Supplied records:

◇ ◇ ◇ ◇ ◇ ◇ ◇

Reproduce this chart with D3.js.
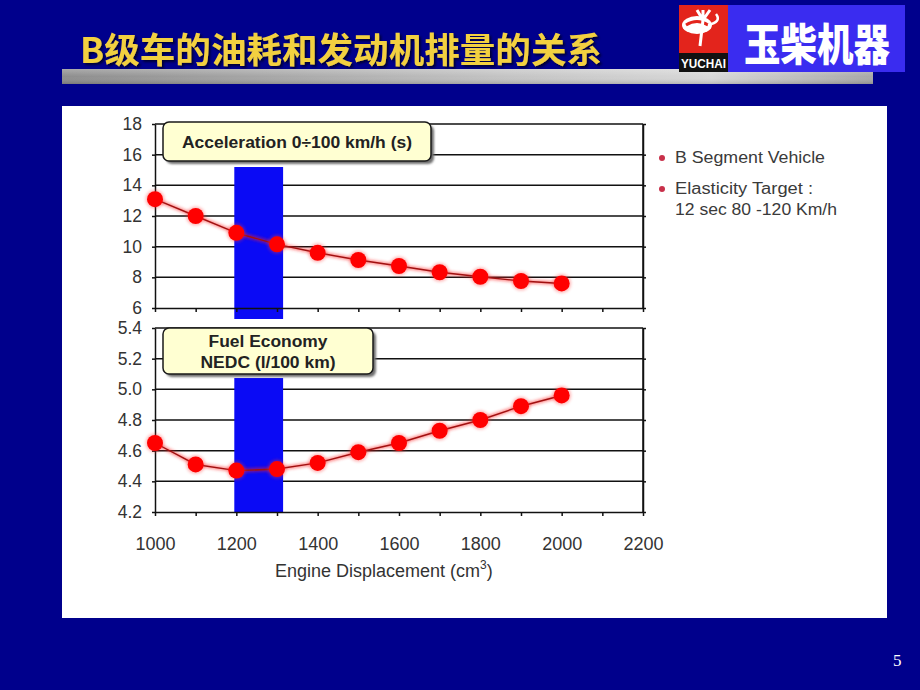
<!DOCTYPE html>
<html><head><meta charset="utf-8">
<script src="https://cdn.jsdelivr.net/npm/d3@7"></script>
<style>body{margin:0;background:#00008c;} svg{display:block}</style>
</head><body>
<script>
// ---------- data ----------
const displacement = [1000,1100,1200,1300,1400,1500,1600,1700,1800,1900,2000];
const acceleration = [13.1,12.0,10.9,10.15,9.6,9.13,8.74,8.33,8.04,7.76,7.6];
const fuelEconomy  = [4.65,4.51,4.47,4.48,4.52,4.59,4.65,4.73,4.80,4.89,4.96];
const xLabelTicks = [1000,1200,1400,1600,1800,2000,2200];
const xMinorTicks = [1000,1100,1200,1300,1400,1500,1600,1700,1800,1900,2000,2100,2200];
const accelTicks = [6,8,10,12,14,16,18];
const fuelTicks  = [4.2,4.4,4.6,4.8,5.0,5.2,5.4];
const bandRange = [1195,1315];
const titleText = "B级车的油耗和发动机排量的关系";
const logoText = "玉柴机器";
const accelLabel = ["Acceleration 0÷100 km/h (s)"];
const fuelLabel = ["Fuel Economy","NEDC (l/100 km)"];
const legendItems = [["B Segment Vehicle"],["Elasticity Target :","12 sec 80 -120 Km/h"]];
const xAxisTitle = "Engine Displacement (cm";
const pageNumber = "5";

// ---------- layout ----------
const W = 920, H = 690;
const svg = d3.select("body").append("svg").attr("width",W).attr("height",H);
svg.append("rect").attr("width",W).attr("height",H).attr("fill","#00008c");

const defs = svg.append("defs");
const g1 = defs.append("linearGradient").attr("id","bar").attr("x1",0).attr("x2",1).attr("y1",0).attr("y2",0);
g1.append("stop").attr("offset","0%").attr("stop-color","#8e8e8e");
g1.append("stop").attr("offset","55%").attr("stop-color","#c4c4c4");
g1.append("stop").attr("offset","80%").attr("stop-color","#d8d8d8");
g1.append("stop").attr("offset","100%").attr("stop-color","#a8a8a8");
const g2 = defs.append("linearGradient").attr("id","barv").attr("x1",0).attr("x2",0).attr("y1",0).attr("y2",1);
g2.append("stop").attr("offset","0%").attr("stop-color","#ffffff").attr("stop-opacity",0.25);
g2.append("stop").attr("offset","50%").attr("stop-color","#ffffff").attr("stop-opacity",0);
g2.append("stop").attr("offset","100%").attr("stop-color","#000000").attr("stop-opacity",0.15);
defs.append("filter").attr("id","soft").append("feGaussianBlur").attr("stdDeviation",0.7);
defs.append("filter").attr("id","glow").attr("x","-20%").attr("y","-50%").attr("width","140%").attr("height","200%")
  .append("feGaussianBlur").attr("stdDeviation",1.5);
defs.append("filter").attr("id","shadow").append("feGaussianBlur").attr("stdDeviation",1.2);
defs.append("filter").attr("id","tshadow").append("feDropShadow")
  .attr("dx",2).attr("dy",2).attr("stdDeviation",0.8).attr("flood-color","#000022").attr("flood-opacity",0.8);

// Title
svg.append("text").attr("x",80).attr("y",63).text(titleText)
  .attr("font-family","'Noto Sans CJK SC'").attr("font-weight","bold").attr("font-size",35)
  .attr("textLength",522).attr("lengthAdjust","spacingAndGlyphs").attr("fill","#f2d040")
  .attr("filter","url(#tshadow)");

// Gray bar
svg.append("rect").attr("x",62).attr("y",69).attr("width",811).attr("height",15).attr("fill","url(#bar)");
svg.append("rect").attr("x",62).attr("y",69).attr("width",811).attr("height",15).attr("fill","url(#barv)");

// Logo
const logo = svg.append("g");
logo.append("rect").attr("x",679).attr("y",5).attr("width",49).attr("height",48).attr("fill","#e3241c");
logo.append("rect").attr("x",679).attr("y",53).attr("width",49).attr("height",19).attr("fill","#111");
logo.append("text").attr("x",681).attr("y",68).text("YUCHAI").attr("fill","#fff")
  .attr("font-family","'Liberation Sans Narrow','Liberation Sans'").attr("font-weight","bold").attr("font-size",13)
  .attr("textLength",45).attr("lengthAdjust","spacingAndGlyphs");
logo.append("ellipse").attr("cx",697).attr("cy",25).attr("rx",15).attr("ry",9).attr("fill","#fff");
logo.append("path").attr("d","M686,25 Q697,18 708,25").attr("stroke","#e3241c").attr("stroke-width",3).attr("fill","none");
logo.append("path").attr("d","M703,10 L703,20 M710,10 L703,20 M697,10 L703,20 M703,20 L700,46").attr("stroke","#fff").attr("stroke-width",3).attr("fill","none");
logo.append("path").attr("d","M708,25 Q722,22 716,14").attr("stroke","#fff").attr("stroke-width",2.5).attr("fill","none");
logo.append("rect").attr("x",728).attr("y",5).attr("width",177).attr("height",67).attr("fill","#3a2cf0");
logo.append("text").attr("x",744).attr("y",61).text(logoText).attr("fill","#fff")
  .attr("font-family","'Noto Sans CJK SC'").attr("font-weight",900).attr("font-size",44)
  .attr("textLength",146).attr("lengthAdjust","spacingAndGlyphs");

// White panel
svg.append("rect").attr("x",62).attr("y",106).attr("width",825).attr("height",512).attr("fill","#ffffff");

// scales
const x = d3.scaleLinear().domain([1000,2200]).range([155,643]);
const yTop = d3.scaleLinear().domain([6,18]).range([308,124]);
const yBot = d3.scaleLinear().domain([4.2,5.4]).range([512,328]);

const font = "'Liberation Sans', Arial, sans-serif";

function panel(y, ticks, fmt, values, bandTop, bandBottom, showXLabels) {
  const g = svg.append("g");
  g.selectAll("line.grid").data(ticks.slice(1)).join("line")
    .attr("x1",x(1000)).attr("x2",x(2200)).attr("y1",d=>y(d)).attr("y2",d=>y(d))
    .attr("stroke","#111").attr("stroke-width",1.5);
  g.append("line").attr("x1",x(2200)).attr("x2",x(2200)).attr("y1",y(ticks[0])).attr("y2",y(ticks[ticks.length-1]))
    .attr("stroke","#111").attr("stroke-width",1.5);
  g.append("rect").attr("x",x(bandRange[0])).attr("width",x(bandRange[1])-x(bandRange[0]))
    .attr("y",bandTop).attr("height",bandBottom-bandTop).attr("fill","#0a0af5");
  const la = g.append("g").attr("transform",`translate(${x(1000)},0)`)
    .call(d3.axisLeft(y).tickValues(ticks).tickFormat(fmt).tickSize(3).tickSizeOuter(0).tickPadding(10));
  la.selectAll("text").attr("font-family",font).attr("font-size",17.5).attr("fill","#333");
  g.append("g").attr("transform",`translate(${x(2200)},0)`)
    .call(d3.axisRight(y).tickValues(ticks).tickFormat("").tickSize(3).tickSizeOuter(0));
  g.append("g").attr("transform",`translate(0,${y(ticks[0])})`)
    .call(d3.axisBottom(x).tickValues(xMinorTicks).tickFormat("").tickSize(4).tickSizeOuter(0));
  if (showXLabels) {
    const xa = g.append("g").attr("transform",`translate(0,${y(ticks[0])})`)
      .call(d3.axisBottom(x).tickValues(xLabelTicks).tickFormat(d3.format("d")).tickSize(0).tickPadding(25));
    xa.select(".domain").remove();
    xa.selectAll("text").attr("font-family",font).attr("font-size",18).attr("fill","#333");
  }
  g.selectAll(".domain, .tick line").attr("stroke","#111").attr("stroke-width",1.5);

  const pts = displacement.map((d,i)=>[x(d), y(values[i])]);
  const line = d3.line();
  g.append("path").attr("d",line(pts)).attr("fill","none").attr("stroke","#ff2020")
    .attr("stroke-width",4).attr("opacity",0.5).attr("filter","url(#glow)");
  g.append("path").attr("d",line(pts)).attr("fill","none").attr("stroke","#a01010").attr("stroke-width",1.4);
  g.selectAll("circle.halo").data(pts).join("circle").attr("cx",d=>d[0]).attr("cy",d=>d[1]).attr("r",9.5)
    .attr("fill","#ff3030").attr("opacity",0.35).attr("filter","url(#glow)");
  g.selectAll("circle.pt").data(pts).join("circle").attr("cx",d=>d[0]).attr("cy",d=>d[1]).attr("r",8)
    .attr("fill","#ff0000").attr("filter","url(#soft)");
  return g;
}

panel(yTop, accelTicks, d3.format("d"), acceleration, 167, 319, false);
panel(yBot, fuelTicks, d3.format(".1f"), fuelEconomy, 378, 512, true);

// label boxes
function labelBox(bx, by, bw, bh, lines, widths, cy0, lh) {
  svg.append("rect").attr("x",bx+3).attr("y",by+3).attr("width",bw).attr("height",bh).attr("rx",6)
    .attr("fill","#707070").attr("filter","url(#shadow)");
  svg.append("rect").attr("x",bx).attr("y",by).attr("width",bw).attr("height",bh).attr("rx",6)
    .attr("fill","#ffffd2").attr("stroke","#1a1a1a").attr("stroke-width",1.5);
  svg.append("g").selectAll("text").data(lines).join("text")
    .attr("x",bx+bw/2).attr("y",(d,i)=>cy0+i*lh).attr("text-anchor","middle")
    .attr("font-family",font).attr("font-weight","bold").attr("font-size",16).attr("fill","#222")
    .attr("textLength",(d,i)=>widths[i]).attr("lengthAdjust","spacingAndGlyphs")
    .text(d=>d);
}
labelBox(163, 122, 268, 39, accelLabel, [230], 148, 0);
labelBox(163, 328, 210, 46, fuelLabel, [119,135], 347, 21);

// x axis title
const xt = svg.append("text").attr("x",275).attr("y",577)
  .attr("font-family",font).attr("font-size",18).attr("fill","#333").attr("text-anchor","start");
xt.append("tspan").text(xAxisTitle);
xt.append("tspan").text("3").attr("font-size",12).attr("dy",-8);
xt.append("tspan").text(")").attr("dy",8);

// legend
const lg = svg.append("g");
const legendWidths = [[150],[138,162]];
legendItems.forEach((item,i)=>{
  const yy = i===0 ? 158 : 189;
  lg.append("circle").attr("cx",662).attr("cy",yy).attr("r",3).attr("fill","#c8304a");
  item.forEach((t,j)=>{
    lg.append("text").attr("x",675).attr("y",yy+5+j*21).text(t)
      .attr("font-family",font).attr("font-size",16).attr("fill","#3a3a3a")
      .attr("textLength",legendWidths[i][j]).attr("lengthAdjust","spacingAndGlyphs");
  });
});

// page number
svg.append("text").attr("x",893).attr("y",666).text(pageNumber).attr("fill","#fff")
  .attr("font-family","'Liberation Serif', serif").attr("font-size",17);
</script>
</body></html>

◇ ◇ ◇ ◇ ◇ ◇ ◇

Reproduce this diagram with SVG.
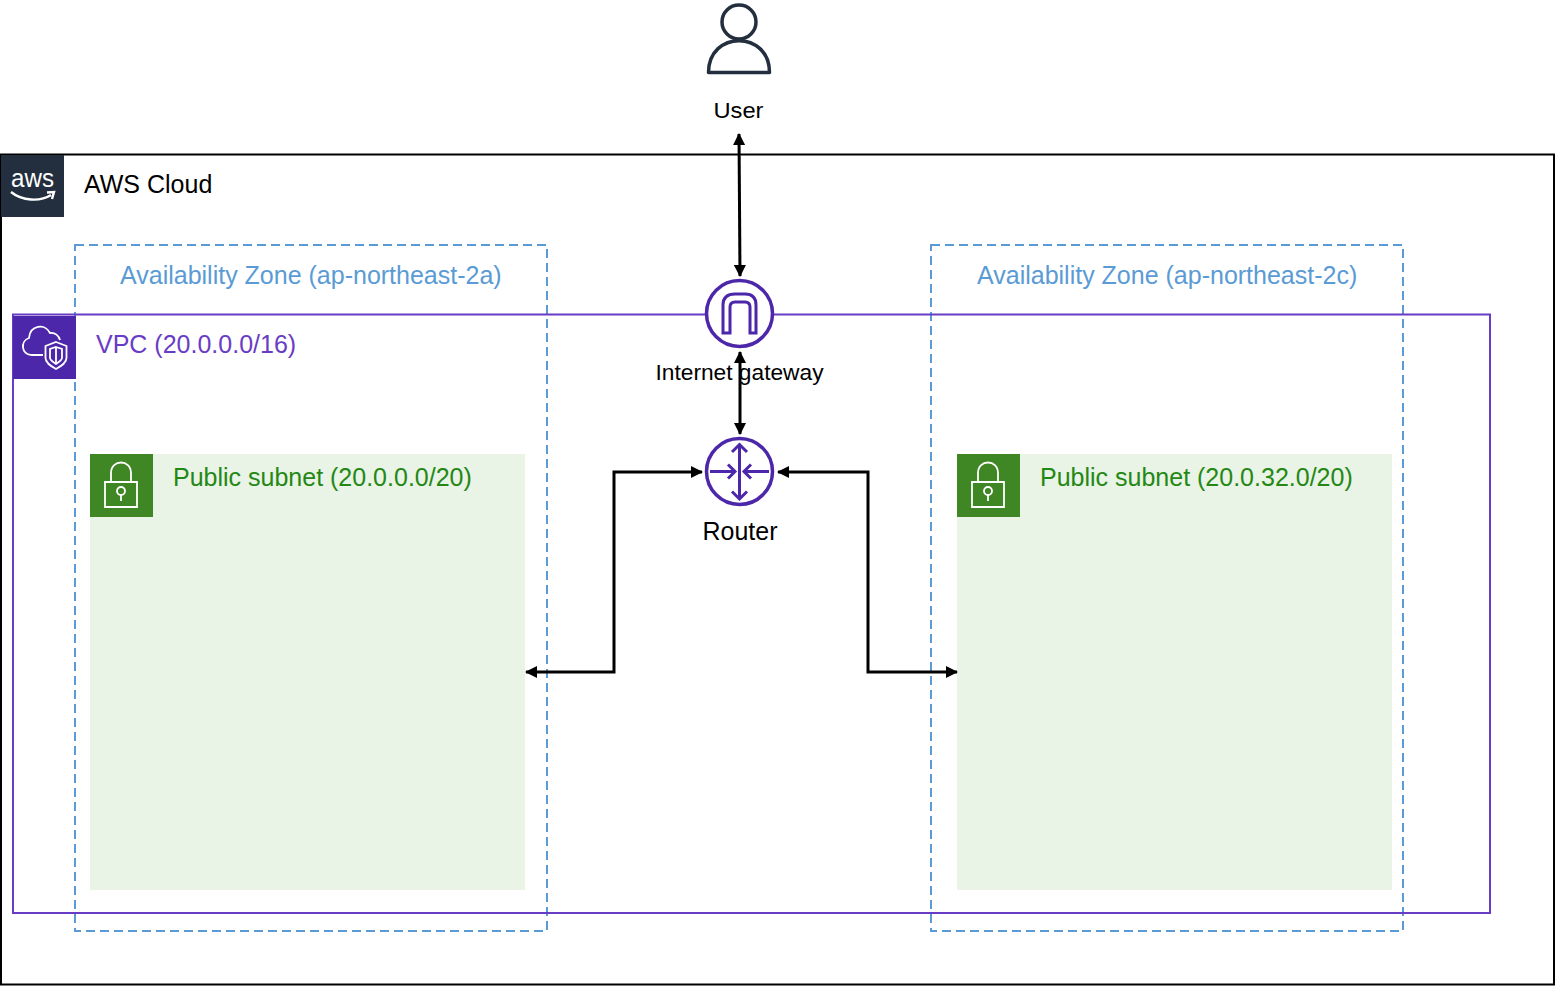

◇ ◇ ◇ ◇ ◇ ◇ ◇

Find every line in the listing that holds the string "Reproduce", then say how many there are as a bare number.

Result:
2